Perlseeker_1 has asked for the wisdom of the Perl Monks concerning the following question:

Hi Experts,

i am trying to read a data from bunch of large files based on key element exist in another file

for example i have a file called file - 1 which has two fields name and number as below

file - 1

K 1 J 2 L 3 H 4

Bunch of large files contains data as below, i have mentioned only one file, we may have n number of files

file 01 K 01 JK 1234 J 02 HJ 5678 L 03 JH 6789 H 04 IH 5467

i am reading all the files and will store it in an array called @filelist

@filelist --------- file 01 file 02 file 03 file 04 file 05 file 06

i am reading each element from the file - 1 and will see if it exists in any of the files avialable in @filelist if exists i need to print the value of that element to text file

for example when i read a file - 1 , the first element is K, take the K and seacrh if it exists in any of the files available in @filelist, for example the value of K is available in file 01, print the K 01 JK 1234 to some text file called output.txt

My code

my @array; open F, "$input_file" or die "Couldn't Open File: $!"; while (<F>) { chomp; ( my ( $name, $num ) = split / /, $_ ) ; push (@array, $name); } foreach my $name (@array) { }

Can anybody please help me on syntac

Replies are listed 'Best First'.
Re: how to check if a particular value exist in list of files stored in an array
by baxy77bax (Deacon) on Oct 29, 2013 at 10:41 UTC
    well here is a quick solution: but be aware there is more then one way to do it :
    use strict; @filelist = ("f1"); while(<DATA>){ chomp; /^([^\t]*)\t/; # I assume it is tab seperated my $rec = $1; foreach my $file(@filelist){ my $entry = qx(grep -P "^$rec\t" $file);# I assume it is tab seper +ated print "$rec\t$file\t$entry"; } } __DATA__ K 1 J 2 L 3 H 4
    The cosde is a bit redundant but i'll leave it up to you to clean it up. You can simply redirect the putput to a third file with "perl program.pl > output" or use :
    open (OUT, ">", $myoutfile) || die "$!"
    cheers

    baxy

Re: how to check if a particular value exist in list of files stored in an array
by hdb (Monsignor) on Oct 29, 2013 at 11:36 UTC

    Your approach is one good way to do it if you do a few minor modifications. Read your first file into a hash instead of an array for easier lookup:

    my %records; open my $fh, "<", $file1; /^(\S+)\s/ and $records{$1}=1 while <$fh>; close $fh;

    I am using a regular expression to find the first column in your file which seems to be simpler here and can also be used as a test. For example, empty lines will be skipped automatically this way.

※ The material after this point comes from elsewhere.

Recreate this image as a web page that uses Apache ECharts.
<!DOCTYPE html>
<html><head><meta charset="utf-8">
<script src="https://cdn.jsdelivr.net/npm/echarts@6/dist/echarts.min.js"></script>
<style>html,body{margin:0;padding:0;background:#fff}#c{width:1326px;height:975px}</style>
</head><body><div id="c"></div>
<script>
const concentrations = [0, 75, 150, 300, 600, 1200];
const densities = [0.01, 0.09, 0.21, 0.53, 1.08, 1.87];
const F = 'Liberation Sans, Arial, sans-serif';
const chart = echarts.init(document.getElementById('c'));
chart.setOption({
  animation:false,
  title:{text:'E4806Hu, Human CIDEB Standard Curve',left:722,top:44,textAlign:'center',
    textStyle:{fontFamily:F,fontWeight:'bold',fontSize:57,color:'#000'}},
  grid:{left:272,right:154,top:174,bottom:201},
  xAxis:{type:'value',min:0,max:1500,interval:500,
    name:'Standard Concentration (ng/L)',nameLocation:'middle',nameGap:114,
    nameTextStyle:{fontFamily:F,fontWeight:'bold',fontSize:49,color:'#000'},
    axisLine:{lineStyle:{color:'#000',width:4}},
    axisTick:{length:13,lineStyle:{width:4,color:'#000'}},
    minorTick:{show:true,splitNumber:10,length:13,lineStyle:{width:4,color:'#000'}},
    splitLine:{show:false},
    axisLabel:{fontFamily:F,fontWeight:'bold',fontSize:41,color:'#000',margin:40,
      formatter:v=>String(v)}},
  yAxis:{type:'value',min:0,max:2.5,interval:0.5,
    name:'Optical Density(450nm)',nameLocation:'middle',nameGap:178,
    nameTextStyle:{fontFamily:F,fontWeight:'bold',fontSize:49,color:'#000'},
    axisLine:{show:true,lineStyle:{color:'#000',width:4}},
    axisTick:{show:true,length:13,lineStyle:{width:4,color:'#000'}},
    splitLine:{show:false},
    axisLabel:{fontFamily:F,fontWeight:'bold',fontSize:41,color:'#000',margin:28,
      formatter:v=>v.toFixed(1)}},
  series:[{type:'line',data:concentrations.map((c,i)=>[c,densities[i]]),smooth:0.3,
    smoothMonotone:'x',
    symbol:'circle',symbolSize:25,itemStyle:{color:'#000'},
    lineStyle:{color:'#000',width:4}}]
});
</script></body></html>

    Then open each of your other files in turn and check whether a given line shall be printed by doing a lookup in the hash:

    for my $file (@filelist) { open my $fh01, "<", $file; /^(\S+)\s/ and defined $records{$1} and print while <$fh01>; close $fh01; }

    I have skipped all checks whether files can be opened etc. You need to add those yourself.

      hdb,
      Defensive programming aside, I believe that this may not completely satisfy the requirements. Perlseeker_1 wasn't clear if value should be printed once for each time it appeared in the files, if it could appear more than once, etc. I could see it being one of at least 3 choices:
      • Print once for each instance in the big files
      • Print once per big file if it appears (can still be multipl)
      • Print exactly once if it appears in any of the big files
      Assuming option 3, short-circuiting would speed things up assuming the real world case wasn't also the worst case.

      Cheers - L~R

        Agree. But I hope that my proposal will help as a starting point even if it does not meet all the requirements.